Il établit une classification et identifie :
- des pratiques interdites (IA à risque inacceptable)
- des pratiques à haut risque (IA à haut risque) : ces systèmes sont soumis à des exigences strictes en matière de transparence, de robustesse, et de gestion des données. Ils concernent notamment les applications dans les secteurs critiques comme la santé, le recrutement, ou encore la justice. Les systèmes d’IA utilisés dans des contextes sensibles doivent également faire l’objet d’évaluations de conformité avant leur mise sur le marché.
- Des pratiques à risque spécifique en matière de transparence ;
- Des pratiques à risque minimal.
Une nouvelle catégorie de modèles dits « à usage général » apparaît. Ces modèles se définissent par leur capacité à servir à un grand nombre de tâches, ce qui les rend difficiles à classer dans les catégories précédentes. Il s’agit notamment de ceux proposés dans le domaine de l’IA générative ; comme Chat GPT de OpenAI.
Le RIA met un accent particulier sur la protection des droits des utilisateurs et des citoyens européens. Il impose des obligations aux concepteurs et aux opérateurs de systèmes d’IA en matière de transparence, de responsabilité, et de gestion des données. Les utilisateurs doivent être informés de l’utilisation de l’IA, et des mécanismes de recours sont prévus en cas de violation de leurs droits.
Le règlement prévoit des exceptions pour les activités de recherche et de développement afin de tester de nouvelles technologies d’IA dans un cadre sécurisé et sous la supervision des autorités compétentes ; comme le prévoit également le RGPD dans certains cas.
- Quid de l’application ?
A cet égard, le RIA et le RGPD se ressemblent dans leurs approches (grands principes, obligations de transparence, analyse d’impact, obligation de documentation, mesures de sécurité des données etc.).
Les structures ayant bien intégré la conformité au RGPD ne devraient pas être dépaysées avec le RIA.
Si un système d’IA traite des données personnelles, l’entreprise devra veiller au respect des deux règlementations, potentiellement en tant que responsable de traitement et en tant que déployeur d’IA. L’entreprise pourra être amenée à mutualiser ses efforts en matière de documentation (analyse d’impact par ex) et à optimiser ses process.
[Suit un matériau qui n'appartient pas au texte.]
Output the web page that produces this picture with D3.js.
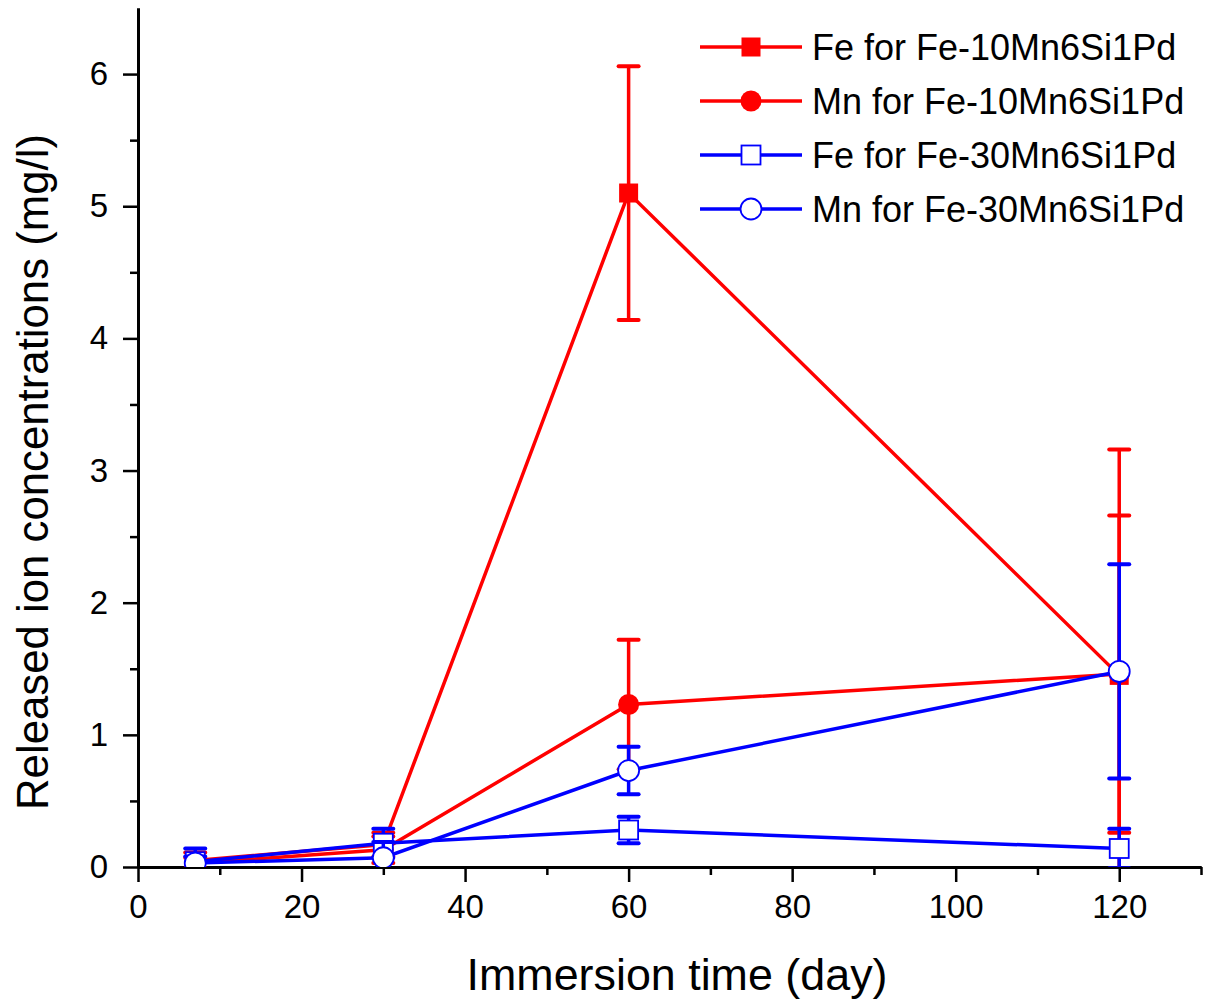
<!DOCTYPE html>
<html lang="en">
<head>
<meta charset="UTF-8" />
<title>Released ion concentrations</title>
<style>
  body { margin: 0; background: #fff; }
  svg text { font-family: "Liberation Sans", Arial, sans-serif; fill: #000; }
</style>
</head>
<body>
<script src="https://cdn.jsdelivr.net/npm/d3@7"></script>
<div id="app"></div>
<script>
// DATA
const days = [7, 30, 60, 120];

const feFe10 = [0.05, 0.17, 5.10, 1.45];
const feFe10Err = [0.06, 0.09, 0.96, 1.71];

const mnFe10 = [0.03, 0.13, 1.23, 1.46];
const mnFe10Err = [0.04, 0.10, 0.49, 1.20];

const feFe30 = [0.04, 0.18, 0.28, 0.14];
const feFe30Err = [0.10, 0.11, 0.10, 0.15];

const mnFe30 = [0.03, 0.07, 0.73, 1.48];
const mnFe30Err = [0.05, 0.12, 0.18, 0.81];

const seriesNames = [
  "Fe for Fe-10Mn6Si1Pd",
  "Mn for Fe-10Mn6Si1Pd",
  "Fe for Fe-30Mn6Si1Pd",
  "Mn for Fe-30Mn6Si1Pd"
];

const xTicks = [0, 20, 40, 60, 80, 100, 120];
const yTicks = [0, 1, 2, 3, 4, 5, 6];

// series table built from the arrays above
const series = [
  { name: seriesNames[0], vals: feFe10, errs: feFe10Err, color: "#ff0000", shape: "square", filled: true },
  { name: seriesNames[1], vals: mnFe10, errs: mnFe10Err, color: "#ff0000", shape: "circle", filled: true },
  { name: seriesNames[2], vals: feFe30, errs: feFe30Err, color: "#0000ff", shape: "square", filled: false },
  { name: seriesNames[3], vals: mnFe30, errs: mnFe30Err, color: "#0000ff", shape: "circle", filled: false }
];

// SVG
const w = 1206, h = 1007;
const mLeft = 138, mRight = 1201, mTop = 8, mBottom = 867;

const svg = d3.select("#app")
  .append("svg")
  .attr("width", w)
  .attr("height", h);

const xScale = d3.scaleLinear().domain([0, 130]).range([mLeft, mRight]);
const yScale = d3.scaleLinear().domain([0, 6.5]).range([mBottom, mTop]);

svg.append("clipPath").attr("id", "plotclip")
  .append("rect")
  .attr("x", mLeft).attr("y", mTop - 2)
  .attr("width", mRight - mLeft + 2).attr("height", mBottom - mTop + 2);

// AXES
const xAxis = d3.axisBottom(xScale)
  .tickValues(xTicks)
  .tickFormat(d3.format("d"))
  .tickSize(15)
  .tickSizeOuter(0)
  .tickPadding(13);

const xMinor = d3.axisBottom(xScale)
  .tickValues(d3.range(10, 131, 20))
  .tickFormat("")
  .tickSize(8)
  .tickSizeOuter(0);

const yAxis = d3.axisLeft(yScale)
  .tickValues(yTicks)
  .tickFormat(d3.format("d"))
  .tickSize(15)
  .tickSizeOuter(0)
  .tickPadding(15);

const yMinor = d3.axisLeft(yScale)
  .tickValues(d3.range(0.5, 6.5, 1))
  .tickFormat("")
  .tickSize(8)
  .tickSizeOuter(0);

[
  [xMinor, "translate(0," + mBottom + ")"],
  [xAxis, "translate(0," + mBottom + ")"],
  [yMinor, "translate(" + mLeft + ",0)"],
  [yAxis, "translate(" + mLeft + ",0)"]
].forEach(([ax, tr]) => {
  const g = svg.append("g").attr("transform", tr).call(ax);
  g.attr("font-size", null).attr("font-family", null);
  g.selectAll("line").attr("stroke", "#000").attr("stroke-width", 2.5);
  g.select(".domain").attr("stroke", "#000").attr("stroke-width", 3);
  g.selectAll("text").style("font-size", "33px");
});

// axis titles
svg.append("text")
  .attr("x", 677)
  .attr("y", 990)
  .attr("text-anchor", "middle")
  .attr("textLength", 421)
  .attr("lengthAdjust", "spacingAndGlyphs")
  .style("font-size", "44px")
  .text("Immersion time (day)");

svg.append("text")
  .attr("transform", "translate(48," + 472 + ") rotate(-90)")
  .attr("text-anchor", "middle")
  .attr("textLength", 676)
  .attr("lengthAdjust", "spacingAndGlyphs")
  .style("font-size", "44px")
  .text("Released ion concentrations (mg/l)");

// SERIES
const plot = svg.append("g").attr("clip-path", "url(#plotclip)");
const line = d3.line().x((d, i) => xScale(days[i])).y(d => yScale(d));

function drawMarker(g, shape, filled, color, cx, cy) {
  if (shape === "square") {
    g.append("rect")
      .attr("x", cx - 9.5).attr("y", cy - 9.5)
      .attr("width", 19).attr("height", 19)
      .attr("fill", filled ? color : "#fff")
      .attr("stroke", color)
      .attr("stroke-width", filled ? 0 : 1.8);
  } else {
    g.append("circle")
      .attr("cx", cx).attr("cy", cy).attr("r", 10.5)
      .attr("fill", filled ? color : "#fff")
      .attr("stroke", color)
      .attr("stroke-width", filled ? 0 : 1.8);
  }
}

series.forEach(s => {
  const g = plot.append("g");
  g.append("path")
    .datum(s.vals)
    .attr("d", line)
    .attr("fill", "none")
    .attr("stroke", s.color)
    .attr("stroke-width", 3.5);

  s.vals.forEach((v, i) => {
    const cx = xScale(days[i]);
    const hi = yScale(v + s.errs[i]);
    const lo = yScale(v - s.errs[i]);
    g.append("line")
      .attr("x1", cx).attr("x2", cx)
      .attr("y1", hi).attr("y2", lo)
      .attr("stroke", s.color).attr("stroke-width", 3.5);
    [hi, lo].forEach(yy => {
      g.append("line")
        .attr("x1", cx - 10).attr("x2", cx + 10)
        .attr("y1", yy).attr("y2", yy)
        .attr("stroke", s.color).attr("stroke-width", 4)
        .attr("stroke-linecap", "round");
    });
  });

  s.vals.forEach((v, i) => drawMarker(g, s.shape, s.filled, s.color, xScale(days[i]), yScale(v)));
});

// LEGEND
const legendY = [47, 101, 155, 209];
const legend = svg.append("g");
series.forEach((s, i) => {
  const yy = legendY[i];
  legend.append("line")
    .attr("x1", 700).attr("x2", 802)
    .attr("y1", yy).attr("y2", yy)
    .attr("stroke", s.color).attr("stroke-width", 3.5);
  drawMarker(legend, s.shape, s.filled, s.color, 751, yy);
  legend.append("text")
    .attr("x", 812)
    .attr("y", yy + 13)
    .style("font-size", "36px")
    .text(s.name);
});
</script>
</body>
</html>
Bien que le RIA soit entré en vigueur le 1er août 2024, sa mise en application est échelonnée dans le temps :
- une première partie (interdictions relatives aux systèmes d’IA présentant des risques inacceptables) entrera en application le 2 février 2025 ;
- une deuxième partie (règles pour les modèles d’IA à usage général + nomination des autorités compétentes dans les États membres) entrera ensuite en application le 2 août 2025.
- Toutes les dispositions du règlement sur l’IA deviendront ensuite applicables le 2 août 2026 soit 2 ans après l’entrée en vigueur[3].
Notes :
[1] Art 22 §1 du RGPD : « La personne concernée a le droit de ne pas faire l’objet d’une décision fondée exclusivement sur un traitement automatisé, y compris le profilage, produisant des effets juridiques la concernant ou l’affectant de manière significative de façon similaire. (…) »
[2] Exemple : un système de détection des infractions au code de la route qui délivre des amendes automatiques ne nécessite pas de profilage.
[3] A l’exception de règles spécifiques pour les systèmes d’IA à haut risque de l’annexe I (jouets, équipements radio, dispositifs médicaux de diagnostic in vitro, sécurité de l’aviation civile, véhicules agricoles, etc.) qui prendront effet le 2 août 2027.